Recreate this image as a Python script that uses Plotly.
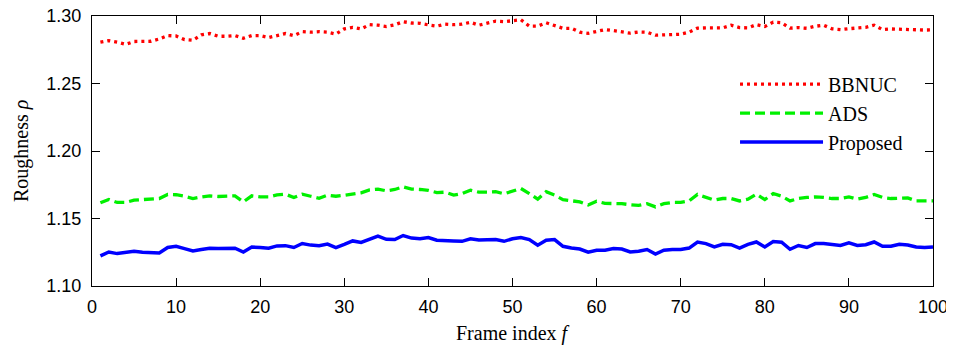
import plotly.graph_objects as go

frames = list(range(1, 101))

bbnuc = [1.2806, 1.2818, 1.2806, 1.2790, 1.2811, 1.2813, 1.2813, 1.2830, 1.2855, 1.2852,
         1.2825, 1.2820, 1.2860, 1.2870, 1.2850, 1.2850, 1.2855, 1.2835, 1.2855, 1.2855,
         1.2840, 1.2855, 1.2870, 1.2855, 1.2884, 1.2880, 1.2884, 1.2880, 1.2866, 1.2905,
         1.2916, 1.2904, 1.2936, 1.2932, 1.2922, 1.2935, 1.2958, 1.2948, 1.2946, 1.2934,
         1.2925, 1.2940, 1.2936, 1.2940, 1.2953, 1.2932, 1.2948, 1.2962, 1.2958, 1.2965,
         1.2972, 1.2925, 1.2925, 1.2950, 1.2930, 1.2909, 1.2909, 1.2880, 1.2872, 1.2888,
         1.2899, 1.2892, 1.2880, 1.2873, 1.2882, 1.2880, 1.2858, 1.2860, 1.2865, 1.2865,
         1.2880, 1.2910, 1.2912, 1.2909, 1.2912, 1.2932, 1.2914, 1.2912, 1.2936, 1.2922,
         1.2955, 1.2950, 1.2910, 1.2914, 1.2909, 1.2924, 1.2932, 1.2905, 1.2899, 1.2906,
         1.2910, 1.2916, 1.2932, 1.2899, 1.2904, 1.2904, 1.2903, 1.2898, 1.2896, 1.2897]

ads = [1.1616, 1.1641, 1.1619, 1.1619, 1.1636, 1.1641, 1.1641, 1.1648, 1.1678, 1.1676,
       1.1665, 1.1648, 1.1660, 1.1668, 1.1663, 1.1663, 1.1668, 1.1623, 1.1668, 1.1660,
       1.1660, 1.1675, 1.1680, 1.1656, 1.1680, 1.1665, 1.1650, 1.1673, 1.1665, 1.1672,
       1.1683, 1.1690, 1.1712, 1.1718, 1.1705, 1.1715, 1.1735, 1.1718, 1.1715, 1.1708,
       1.1692, 1.1695, 1.1673, 1.1685, 1.1710, 1.1695, 1.1695, 1.1698, 1.1683, 1.1705,
       1.1722, 1.1685, 1.1643, 1.1698, 1.1673, 1.1640, 1.1630, 1.1623, 1.1600, 1.1628,
       1.1612, 1.1612, 1.1610, 1.1602, 1.1597, 1.1610, 1.1586, 1.1610, 1.1619, 1.1619,
       1.1630, 1.1678, 1.1656, 1.1636, 1.1648, 1.1648, 1.1630, 1.1643, 1.1680, 1.1640,
       1.1685, 1.1665, 1.1630, 1.1648, 1.1656, 1.1660, 1.1656, 1.1648, 1.1648, 1.1660,
       1.1643, 1.1656, 1.1678, 1.1656, 1.1648, 1.1653, 1.1653, 1.1630, 1.1630, 1.1630]

proposed = [1.1223, 1.1252, 1.1240, 1.1247, 1.1257, 1.1250, 1.1245, 1.1245, 1.1285, 1.1294,
            1.1277, 1.1260, 1.1270, 1.1280, 1.1278, 1.1278, 1.1280, 1.1252, 1.1289, 1.1285,
            1.1280, 1.1297, 1.1299, 1.1285, 1.1315, 1.1303, 1.1299, 1.1310, 1.1285, 1.1308,
            1.1334, 1.1323, 1.1344, 1.1369, 1.1346, 1.1344, 1.1374, 1.1355, 1.1350, 1.1359,
            1.1339, 1.1339, 1.1334, 1.1331, 1.1350, 1.1340, 1.1344, 1.1344, 1.1331, 1.1350,
            1.1359, 1.1344, 1.1302, 1.1339, 1.1344, 1.1294, 1.1281, 1.1274, 1.1250, 1.1265,
            1.1265, 1.1277, 1.1274, 1.1252, 1.1257, 1.1270, 1.1237, 1.1265, 1.1270, 1.1270,
            1.1281, 1.1326, 1.1314, 1.1289, 1.1309, 1.1306, 1.1281, 1.1309, 1.1326, 1.1289,
            1.1329, 1.1324, 1.1272, 1.1300, 1.1285, 1.1314, 1.1314, 1.1304, 1.1300, 1.1319,
            1.1300, 1.1306, 1.1326, 1.1294, 1.1294, 1.1309, 1.1304, 1.1289, 1.1285, 1.1289]

x_ticks = [0, 10, 20, 30, 40, 50, 60, 70, 80, 90, 100]
y_ticks = [1.10, 1.15, 1.20, 1.25, 1.30]
y_tick_labels = ["1.10", "1.15", "1.20", "1.25", "1.30"]

fig = go.Figure()
fig.add_trace(go.Scatter(x=frames, y=bbnuc, mode="lines", name="BBNUC",
                         line=dict(color="#ff0000", width=3.3, dash="3px,4px")))
fig.add_trace(go.Scatter(x=frames, y=ads, mode="lines", name="ADS",
                         line=dict(color="#00f000", width=3.3, dash="10px,5px")))
fig.add_trace(go.Scatter(x=frames, y=proposed, mode="lines", name="Proposed",
                         line=dict(color="#0000ff", width=3.5)))

serif = "Liberation Serif, Times New Roman, serif"
sans = "Liberation Sans, Arial, sans-serif"

axis_common = dict(ticks="inside", ticklen=8, tickcolor="black", showline=True,
                   linecolor="black", linewidth=1.2, mirror="allticks",
                   showgrid=False, zeroline=False, automargin=False,
                   ticklabeloverflow="allow",
                   tickfont=dict(family=sans, size=18, color="black"))

# the page body adds an 8px offset, so the figure is 8px smaller on each side
fig.update_layout(
    width=946, height=337,
    margin=dict(l=84, r=21, t=8, b=59, autoexpand=False),
    paper_bgcolor="white", plot_bgcolor="white",
    showlegend=True,
    legend=dict(x=0.7646, y=0.82, xanchor="left", yanchor="top",
                bgcolor="rgba(0,0,0,0)", borderwidth=0,
                font=dict(family=serif, size=20, color="black"),
                tracegroupgap=0, itemwidth=83),
    xaxis=dict(range=[0, 100], tickvals=x_ticks, ticklabelstandoff=4, **axis_common),
    yaxis=dict(range=[1.10, 1.30], tickvals=y_ticks, ticktext=y_tick_labels,
               ticklabelstandoff=6, **axis_common),
    annotations=[
        dict(text="Frame index <i>f</i>", xref="paper", yref="paper",
             x=0.5, y=-0.176, xanchor="center", yanchor="middle", showarrow=False,
             font=dict(family=serif, size=20, color="black")),
        dict(text="Roughness <i>ρ</i>", xref="paper", yref="paper",
             x=-0.0844, y=0.5, xanchor="center", yanchor="middle", showarrow=False,
             textangle=-90, font=dict(family=serif, size=20, color="black")),
    ],
)

fig.write_html("out.html")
--*--
=== REQUIRED TASK ===
Without any pictures, reproduce the lines from the first one in the material through the line that has "frames = list(range(1, 101))", exactly as they appear.

=== WRITTEN REPLY ===
Recreate this image as a Python script that uses Plotly.
import plotly.graph_objects as go

frames = list(range(1, 101))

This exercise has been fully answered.